- _Set problem_
Only the lines from the beginning of the entries through the one with "Chart.register(...registerables);" should be written out, please, exactly and without any pictures.

***** Data lines

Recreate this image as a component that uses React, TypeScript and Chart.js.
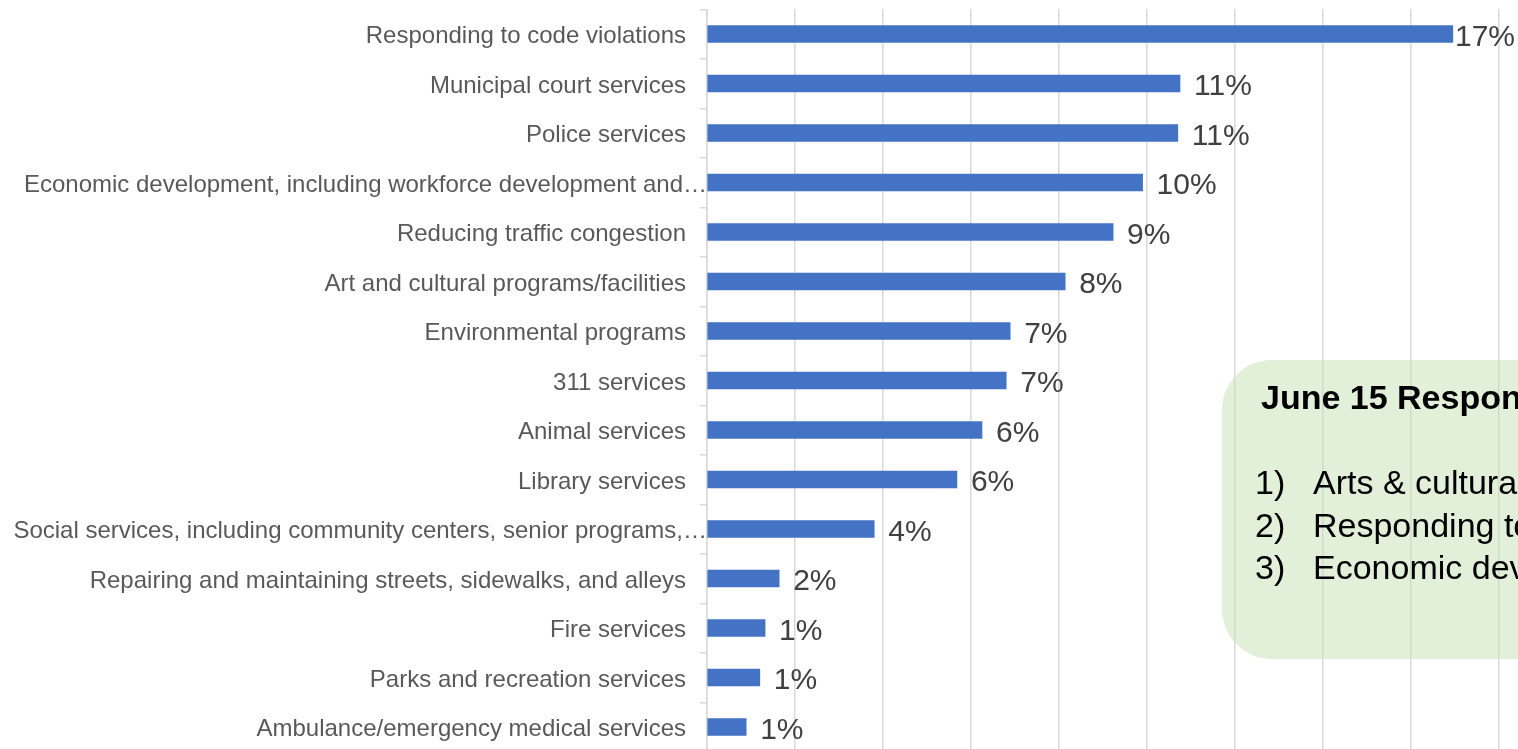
import React, { useEffect, useRef } from "react";
import { Chart, registerables } from "chart.js";

Chart.register(...registerables);

const categories = [
  "Responding to code violations",
  "Municipal court services",
  "Police services",
  "Economic development, including workforce development and…",
  "Reducing traffic congestion",
  "Art and cultural programs/facilities",
  "Environmental programs",
  "311 services",
  "Animal services",
  "Library services",
  "Social services, including community centers, senior programs,…",
  "Repairing and maintaining streets, sidewalks, and alleys",
  "Fire services",
  "Parks and recreation services",
  "Ambulance/emergency medical services",
];
const shares = [
  0.1695, 0.1075, 0.107, 0.099, 0.0923, 0.0814, 0.0689, 0.068, 0.0625, 0.0568,
  0.038, 0.0164, 0.0132, 0.012, 0.0089,
];
const valueLabels = [
  "17%", "11%", "11%", "10%", "9%", "8%", "7%", "7%", "6%", "6%", "4%", "2%", "1%", "1%", "1%",
];
const boxTitle = "June 15 Responses";
const boxItems = [
  "Arts & cultural programs/facilities",
  "Responding to code violations",
  "Economic development",
];

const VIEW_W = 1518;
const VIEW_H = 749;
const CANVAS_W = 1600;
const CANVAS_H = 760;
const FONT = '"Liberation Sans", Arial, sans-serif';

const labelPlugin = {
  id: "customLabels",
  afterDatasetsDraw(chart: any) {
    const ctx = chart.ctx as CanvasRenderingContext2D;
    const meta = chart.getDatasetMeta(0);
    ctx.save();
    ctx.font = `30px ${FONT}`;
    ctx.fillStyle = "#404040";
    ctx.textBaseline = "middle";
    ctx.textAlign = "left";
    meta.data.forEach((bar: any, i: number) => {
      const t = valueLabels[i];
      const w = ctx.measureText(t).width;
      let x = bar.x + 14;
      if (x + w > VIEW_W - 3) x = VIEW_W - 3 - w;
      ctx.fillText(t, x, bar.y + 3.5);
    });
    const ys = chart.scales.y;
    ctx.font = `24px ${FONT}`;
    ctx.fillStyle = "#595959";
    ctx.textAlign = "right";
    categories.forEach((c, i) => {
      const py = ys.getPixelForValue(i);
      const right = c.endsWith("…") ? chart.chartArea.left : chart.chartArea.left - 21;
      ctx.fillText(c, right, py + 2.5);
    });
    ctx.restore();
  },
};

export default function App() {
  const ref = useRef<HTMLCanvasElement | null>(null);
  useEffect(() => {
    document.body.style.margin = "0";
    if (!ref.current) return;
    const chart = new Chart(ref.current, {
      type: "bar",
      data: {
        labels: categories,
        datasets: [
          {
            data: shares,
            backgroundColor: "#4472c4",
            borderWidth: 0,
            barThickness: 17,
          },
        ],
      },
      options: {
        indexAxis: "y",
        responsive: false,
        animation: false,
        devicePixelRatio: 1,
        layout: { padding: { top: 9.25, right: 13, bottom: 8.25, left: 0 } },
        plugins: { legend: { display: false }, tooltip: { enabled: false } },
        scales: {
          x: {
            min: 0,
            max: 0.2,
            ticks: { display: false, stepSize: 0.02 },
            grid: { color: "#d9d9d9", lineWidth: 1.5, drawTicks: false },
            border: { display: false },
          },
          y: {
            ticks: { display: false },
            grid: {
              drawOnChartArea: false,
              drawTicks: true,
              tickLength: 7,
              color: "#d9d9d9",
              lineWidth: 1.5,
              offset: true,
            },
            border: { display: true, color: "#d9d9d9", width: 1.5 },
            afterFit: (s: any) => {
              s.width = 707;
            },
          },
        },
      },
      plugins: [labelPlugin],
    } as any);
    return () => chart.destroy();
  }, []);

  return (
    <div
      style={{
        position: "fixed",
        left: 0,
        top: 0,
        width: VIEW_W,
        height: VIEW_H,
        overflow: "hidden",
        background: "#fff",
        fontFamily: FONT,
      }}
    >
      <canvas
        ref={ref}
        width={CANVAS_W}
        height={CANVAS_H}
        style={{ position: "absolute", left: 0, top: 0, width: CANVAS_W, height: CANVAS_H }}
      />
      <div
        style={{
          position: "absolute",
          left: 1222,
          top: 360,
          width: 420,
          height: 299,
          borderRadius: 50,
          background: "rgba(197,224,180,0.5)",
        }}
      />
      <div
        style={{
          position: "absolute",
          left: 1261,
          top: 380,
          fontSize: 34,
          lineHeight: "34px",
          fontWeight: "bold",
          color: "#000",
          whiteSpace: "nowrap",
        }}
      >
        {boxTitle}
      </div>
      {boxItems.map((t, i) => (
        <div
          key={i}
          style={{
            position: "absolute",
            left: 1255,
            top: 465 + i * 42.7,
            fontSize: 34,
            lineHeight: "34px",
            color: "#000",
            whiteSpace: "nowrap",
          }}
        >
          <span style={{ display: "inline-block", width: 58 }}>{`${i + 1})`}</span>
          <span>{t}</span>
        </div>
      ))}
    </div>
  );
}
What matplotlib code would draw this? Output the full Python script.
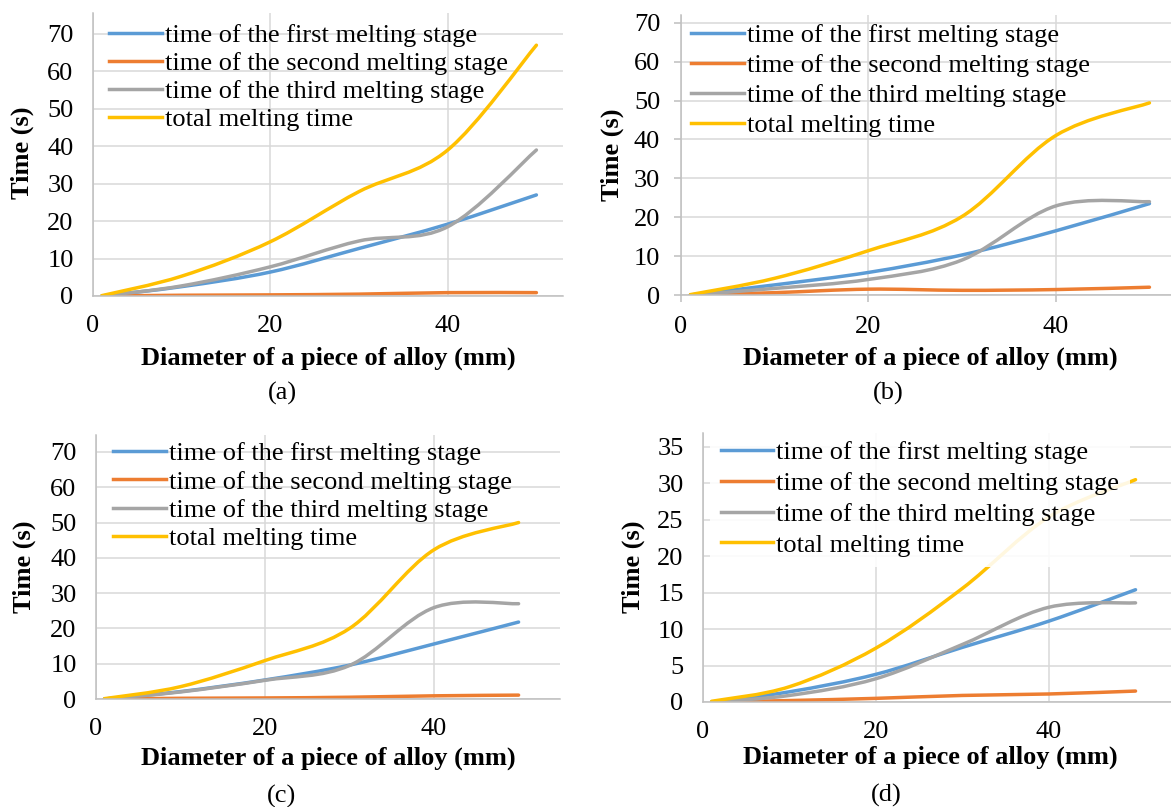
import matplotlib.pyplot as plt
import numpy as np
from matplotlib.path import Path
from matplotlib.patches import PathPatch
from matplotlib.lines import Line2D

plt.rcParams['font.family'] = ['Liberation Serif', 'DejaVu Serif']

W, H = 1171, 807

diameter = [1, 10, 20, 30, 40, 50]
series_names = ["time of the first melting stage", "time of the second melting stage",
                "time of the third melting stage", "total melting time"]
colors = ["#5B9BD5", "#ED7D31", "#A5A5A5", "#FFC000"]

# (a)
a_first = [0.0, 2.5, 6.4, 12.7, 19.2, 27.0]
a_second = [0.0, 0.2, 0.3, 0.5, 0.9, 0.9]
a_third = [0.0, 2.7, 7.8, 14.7, 18.5, 39.0]
a_total = [0.1, 5.3, 14.5, 27.9, 39.0, 67.0]
# (b)
b_first = [0.0, 2.6, 5.8, 10.3, 16.5, 23.5]
b_second = [0.0, 0.6, 1.5, 1.2, 1.4, 2.0]
b_third = [0.0, 1.7, 4.0, 9.0, 22.9, 24.0]
b_total = [0.1, 4.3, 11.4, 20.2, 41.0, 49.4]
# (c)
c_first = [0.0, 2.1, 5.4, 9.6, 15.6, 21.8]
c_second = [0.0, 0.2, 0.3, 0.5, 0.9, 1.1]
c_third = [0.0, 2.0, 5.3, 9.5, 25.9, 27.0]
c_total = [0.1, 3.5, 10.9, 20.0, 42.3, 50.0]
# (d)
d_first = [0.0, 1.4, 3.8, 7.5, 11.1, 15.4]
d_second = [0.0, 0.2, 0.5, 0.9, 1.1, 1.5]
d_third = [0.0, 0.9, 3.2, 7.9, 13.0, 13.6]
d_total = [0.1, 2.1, 7.4, 15.6, 25.4, 30.5]


def rect(left, top, right, bottom):
    return [left / W, 1 - bottom / H, (right - left) / W, (bottom - top) / H]


def smooth_path(x, y):
    # Excel style smoothed line: cubic Bezier segments through the points
    pts = np.column_stack([x, y]).astype(float)
    n = len(pts)
    verts = [pts[0]]
    codes = [Path.MOVETO]
    for i in range(n - 1):
        p0 = pts[i - 1] if i > 0 else pts[i]
        p1 = pts[i]
        p2 = pts[i + 1]
        p3 = pts[i + 2] if i + 2 < n else pts[i + 1]
        verts += [p1 + (p2 - p0) / 6, p2 - (p3 - p1) / 6, p2]
        codes += [Path.CURVE4] * 3
    return Path(verts, codes)


panels = [
    dict(data=[a_first, a_second, a_third, a_total], box=(93, 13, 563, 296), xmax=53, ymax=75.6,
         yticks=range(0, 71, 10), leg=(109, 24), lsp=0.17, ylab=(22, 153), xlab=(328, 358),
         cap=("(a)", 282, 393), frame=False, ticks=False),
    dict(data=[b_first, b_second, b_third, b_total], box=(681, 15, 1171, 295), xmax=52.3, ymax=72,
         yticks=range(0, 71, 10), leg=(691, 24), lsp=0.24, ylab=(612, 155), xlab=(930, 358),
         cap=("(b)", 888, 393), frame=False, ticks=True),
    dict(data=[c_first, c_second, c_third, c_total], box=(96, 435, 560, 699), xmax=54.9, ymax=74.8,
         yticks=range(0, 71, 10), leg=(113, 442), lsp=0.18, ylab=(24, 567), xlab=(328, 758),
         cap=("(c)", 282, 796), frame=False, ticks=False),
    dict(data=[d_first, d_second, d_third, d_total], box=(703, 433, 1171, 702), xmax=54.1, ymax=36.9,
         yticks=range(0, 36, 5), leg=(710, 430), lsp=0.28, ylab=(633, 567), xlab=(930, 757),
         cap=("(d)", 886, 795), frame=True, ticks=False),
]

fig = plt.figure(figsize=(W / 100, H / 100), dpi=100)

for p in panels:
    ax = fig.add_axes(rect(*p["box"]))
    ax.set_xlim(0, p["xmax"])
    ax.set_ylim(0, p["ymax"])
    ax.set_xticks([0, 20, 40])
    ax.set_yticks(list(p["yticks"]))
    ax.grid(True, color="#D9D9D9", lw=1.1)
    ax.set_axisbelow(True)
    for s in ["top", "right"]:
        ax.spines[s].set_visible(False)
    for s in ["left", "bottom"]:
        ax.spines[s].set_color("#BFBFBF")
        ax.spines[s].set_linewidth(1.1)
    if p["ticks"]:
        ax.tick_params(length=5, width=1.1, color="#BFBFBF", direction="out",
                       labelsize=19, labelcolor="black", pad=10)
    else:
        ax.tick_params(length=0, labelsize=19, labelcolor="black", pad=14)

    handles = []
    for vals, name, c in zip(p["data"], series_names, colors):
        patch = PathPatch(smooth_path(diameter, vals), fill=False, edgecolor=c, lw=2.5,
                          capstyle="round", joinstyle="round")
        ax.add_patch(patch)
        handles.append(Line2D([], [], color=c, lw=2.5, label=name))

    lx, ly = p["leg"]
    leg = ax.legend(handles=handles, loc="upper left",
                    bbox_to_anchor=(lx / W, 1 - ly / H), bbox_transform=fig.transFigure,
                    fontsize=19, frameon=p["frame"], borderaxespad=0,
                    borderpad=0.4 if p["frame"] else 0, handlelength=2.0,
                    handletextpad=0.12, labelspacing=p["lsp"])
    if p["frame"]:
        leg.get_frame().set_facecolor("white")
        leg.get_frame().set_edgecolor("none")
        leg.get_frame().set_alpha(0.88)

    fig.text(p["ylab"][0] / W, 1 - p["ylab"][1] / H, "Time (s)", rotation=90,
             fontsize=19, fontweight="bold", ha="center", va="center")
    fig.text(p["xlab"][0] / W, 1 - p["xlab"][1] / H, "Diameter of a piece of alloy (mm)",
             fontsize=19, fontweight="bold", ha="center", va="center")
    cap, cx, cy = p["cap"]
    fig.text(cx / W, 1 - cy / H, cap, fontsize=19, ha="center", va="center")

fig.savefig("out.png", dpi=100)
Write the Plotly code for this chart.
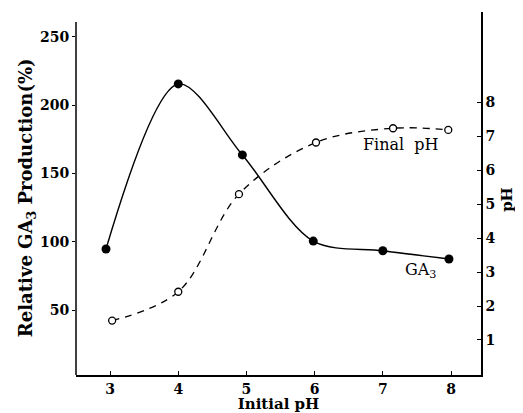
import plotly.graph_objects as go

# Data
initial_ph_ga3 = [2.94, 4.0, 4.94, 5.98, 7.0, 7.97]
ga3_relative = [94.7, 215.6, 163.6, 100.5, 93.4, 87.4]

initial_ph_final = [3.03, 4.0, 4.89, 6.02, 7.15, 7.96]
final_ph = [1.57, 2.42, 5.29, 6.81, 7.23, 7.18]

x_ticks = [3, 4, 5, 6, 7, 8]
left_ticks = [50, 100, 150, 200, 250]
right_ticks = [1, 2, 3, 4, 5, 6, 7, 8]

SERIF = "DejaVu Serif"
tickfont = dict(family=SERIF, size=14, color="black", weight="bold")

fig = go.Figure()

fig.add_trace(go.Scatter(
    x=initial_ph_ga3, y=ga3_relative, mode="lines+markers",
    line=dict(color="black", width=1.4, shape="spline", smoothing=0.9),
    marker=dict(color="black", size=9),
    showlegend=False, yaxis="y",
))

fig.add_trace(go.Scatter(
    x=initial_ph_final, y=final_ph, mode="lines+markers",
    line=dict(color="black", width=1.3, shape="spline", smoothing=1.0, dash="7px,6px"),
    marker=dict(color="white", size=7, line=dict(color="black", width=1.3)),
    showlegend=False, yaxis="y2",
))

# page has an 8px body margin, so the figure is sized/offset to compensate
fig.update_layout(
    width=515, height=405,
    margin=dict(l=68, r=42, t=4, b=38, autoexpand=False),
    paper_bgcolor="white", plot_bgcolor="white",
    font=dict(family=SERIF, color="black"),
    xaxis=dict(
        range=[2.5, 8.44], tickvals=x_ticks, ticktext=[str(v) for v in x_ticks],
        showgrid=False, zeroline=False, showline=True, linecolor="black", linewidth=1.5,
        ticks="inside", ticklen=4, tickcolor="black", tickfont=tickfont, automargin=False,
        title=dict(text="<b>Initial pH</b>", font=dict(family=SERIF, size=15, color="black"), standoff=2),
    ),
    yaxis=dict(
        range=[2.4, 268.3], tickvals=left_ticks, ticktext=[str(v) for v in left_ticks],
        showgrid=False, zeroline=False, showline=False, automargin=False,
        ticks="outside", ticklen=3, tickcolor="black", tickfont=tickfont,
    ),
    yaxis2=dict(
        range=[-0.03, 10.65], tickvals=right_ticks, ticktext=[str(v) for v in right_ticks],
        overlaying="y", side="right", automargin=False,
        showgrid=False, zeroline=False, showline=True, linecolor="black", linewidth=1.5,
        ticks="inside", ticklen=4, tickcolor="black", tickfont=tickfont,
    ),
    shapes=[
        dict(type="line", xref="paper", yref="y", x0=0, x1=0, y0=2.4, y1=261,
             line=dict(color="black", width=1.5)),
    ],
    annotations=[
        dict(text="<b>Relative GA<sub>3</sub> Production(%)</b>", xref="paper", yref="paper",
             x=-0.121, y=0.49, textangle=-90, showarrow=False,
             font=dict(family=SERIF, size=18, color="black"), xanchor="center", yanchor="middle"),
        dict(text="<b>pH</b>", xref="paper", yref="paper", x=1.064, y=0.485, textangle=-90,
             showarrow=False, font=dict(family=SERIF, size=15, color="black"),
             xanchor="center", yanchor="middle"),
        dict(text="Final\u00a0\u00a0pH", xref="x", yref="y2", x=7.27, y=6.75, showarrow=False,
             font=dict(family=SERIF, size=16, color="black"), xanchor="center", yanchor="middle"),
        dict(text="GA<sub>3</sub>", xref="x", yref="y", x=7.55, y=79.3, showarrow=False,
             font=dict(family=SERIF, size=16, color="black"), xanchor="center", yanchor="middle"),
    ],
)

fig.write_html("out.html")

**********

- _Answer to this problem_
Recreate this image as a component that uses React, TypeScript and Chart.js.
import React, { useEffect, useRef } from "react";
import { Chart, registerables } from "chart.js";

Chart.register(...registerables);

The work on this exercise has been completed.